What is Wealth Confiscation?
When Governments Seize Private Assets
Quick Definition
Wealth confiscation is the government seizure of private assets, typically during economic or political crises. Historical examples include FDR's Executive Order 6102 (1933) requiring Americans to surrender gold, and various nationalization programs throughout history.
Executive Order 6102: The U.S. Gold Confiscation
April 5, 1933 — What Happened:
President Franklin D. Roosevelt signed Executive Order 6102, making it illegal for Americans to own gold coins, gold bullion, or gold certificates (with minor exceptions for jewelry and collectibles).
- Requirement: Turn in all gold to Federal Reserve banks by May 1, 1933
- Compensation: $20.67 per ounce (government-set price)
- Penalty for refusal: $10,000 fine and/or 10 years imprisonment
- Result: Government collected ~$300 million in gold, then immediately revalued it to $35/oz (+69% gain for government, loss for citizens)
This wasn't theory.
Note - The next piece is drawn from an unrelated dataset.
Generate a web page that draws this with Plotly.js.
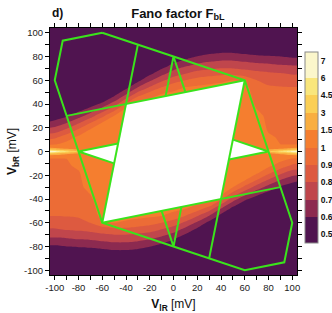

It happened in the United States 91 years ago.
Why Did FDR Confiscate Gold?
- Monetary control: Gold standard limited government's ability to print money (QE wasn't possible)
- Devalue the dollar: By increasing gold price from $20.67 to $35, dollar was devalued 41% (boosting exports, reducing debt burden)
- Centralize reserves: Move gold from private hands to Federal Reserve control
- Prevent "hoarding": Stop citizens from protecting wealth during Great Depression
Translation:
Citizens protecting their wealth (buying gold) during crisis was viewed as unpatriotic hoarding. Government needed your gold to execute monetary policy. Your property rights were subordinate to national economic goals.
Other Historical Examples
- Russia (1917): Bolshevik Revolution nationalized all private property, including gold
- Germany (1923): Hyperinflation wiped out savings; government confiscated gold reserves
- India (1962-1990): Gold Control Act prohibited gold ownership; 16-year ban
- Cyprus (2013): Bail-in seized bank deposits (modern wealth confiscation via banking system)
- Venezuela (2016): Government confiscated gold mining operations; nationalized production
Could It Happen Again in the U.S.?
Legal framework still exists:
- Trading with the Enemy Act (1917): Gives president emergency powers over property
- International Emergency Economic Powers Act (1977): Broad authority to regulate assets during national emergency
- Executive Order 6102 never formally repealed: Gold ownership relegalized in 1974, but precedent remains
Realistic scenarios for modern confiscation:
- Digital asset freeze: CBDCs make wealth confiscation trivial (no physical seizure needed—just freeze wallets)
- "Windfall taxes": Retroactive taxes on gold/crypto gains (effective confiscation without physical seizure)
- Mandatory asset reporting: Requirement to disclose all holdings, with penalties for non-compliance
- Bail-in expansion: Seizure of brokerage accounts, not just bank deposits (already legal under Dodd-Frank)
Likelihood Assessment:
Direct gold confiscation (1933-style)? Low probability. Politically difficult. Gold no longer backs currency.
Indirect confiscation (taxes, CBDCs, bail-ins)? High probability. Already have legal frameworks. Politically easier to sell as "fairness" or "emergency measures."
How to Protect Against Wealth Confiscation
✓ Gold IRA (IRS-Approved Vault)
Physical gold held in secure, audited vaults outside banking system. Harder to confiscate than digital assets. Legal tax-advantaged structure.
✓ Diversified Jurisdictions
Assets in multiple countries reduce single-point-of-failure risk (consult legal/tax advisor).
✗ 100% Digital Assets
Bank deposits, brokerage accounts, CBDCs = vulnerable. Can be frozen/seized with keystrokes.
Historical Lesson
"It can't happen here" is what every generation says before it happens.
Americans in 1932 didn't think gold would be confiscated. It was unthinkable. Then FDR signed Executive Order 6102 in 1933. The only people protected were those who positioned before the order—keeping gold offshore or hiding it (illegal, but effective).
Today's equivalent: Position outside the fully-digital, fully-traceable system before emergency powers are invoked.